Our Website may contain links to other websites of which We do not have control, may not be secure and are not governed by these Terms or Our policies. Any link to other websites is not an endorsement of those websites by Us and We are not responsible for the content, accuracy, security and/or availability on those websites.
You agree to indemnify us against all liabilities, costs (including full costs between solicitor and client), losses, claims, expenses and demands incurred by Us which arise from or in connection with your access or use of the Website, including but not limited to any breach by You of warranties under these Terms, and from any third party claims arising out of or incidental to Your use of this Website.
LIMITATION OF LIABILITY
Despite anything else contained in these Terms, any liability to You by Us in respect of anything arising from or concerning these Terms, the Website, whether arising in tort (including negligence), contract, breach of statutory duty, equity or otherwise arising from any relationship with You (“Our liability”) is excluded to the fullest extent permitted by law. To the extent that Our liability cannot be excluded by law, or to the extent that the exclusion of Our liability would render these Terms unenforceable, You agree that the maximum amount that You are entitled to claim against Us (in total) and the maximum amount that We (in total) are liable to You for is one New Zealand dollar or the next largest amount that would be needed to render these Terms (including these exclusion and limitation provisions) enforceable for Our benefit. Despite anything else contained in these Terms, You agree that We are not liable to You (or to anyone else) for any failure or delay in the performance of Our obligations under these Terms to the extent that the failure or delay is caused, directly or indirectly, by an event outside Our reasonable control.
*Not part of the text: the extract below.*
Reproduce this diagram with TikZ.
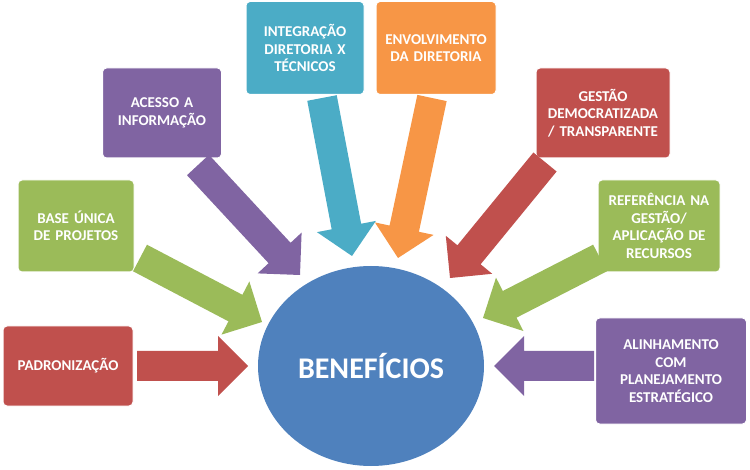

Severability: If any part or provision of these Terms are held to be invalid, illegal or unenforceable that part or provision will be deemed deleted from these Terms and the remainder of these Terms will continue to apply.
Relationship: These Terms do not create any relationship of partnership, agency, employment or joint venture between You and Us.
No waiver: Any failure or delay by either You or Us in exercising (or in partially exercising) any right, power or remedy arising from a breach of these Terms (“Right”) does not operate as a waiver of that Right unless that waiver is provided in writing and signed by the party granting the waiver. The existence of any Right of Ours expressly set out in these Terms, or the exercise of such, does not limit or prejudice any other rights, powers or remedies available to Us in contract, at law or in equity, including any rights, powers or remedies that would be available to Us if the right, power, or remedy was not set out in these Terms.
Assignment: You may not assign or transfer Your Rights or obligations under these Terms without Our prior written consent. We may assign, transfer or novate any of Our rights and obligations under these Terms without Your consent.
NZ law: These Terms shall be interpreted in accordance with, and governed by, the laws of New Zealand. Your Use of this Website, and any other matter arising from these Terms are subject to the laws of New Zealand. You agree that any dispute arising from or relating to these Terms is governed by the non-exclusive jurisdiction of the courts of New Zealand.
Entire Agreement: Unless We otherwise agree in writing, these Terms constitute the entire agreement between Us and You in relation to their subject matter.
Your Rights: The Website’s contents has not been prepared by taking into account the particular situation or needs of any individual users.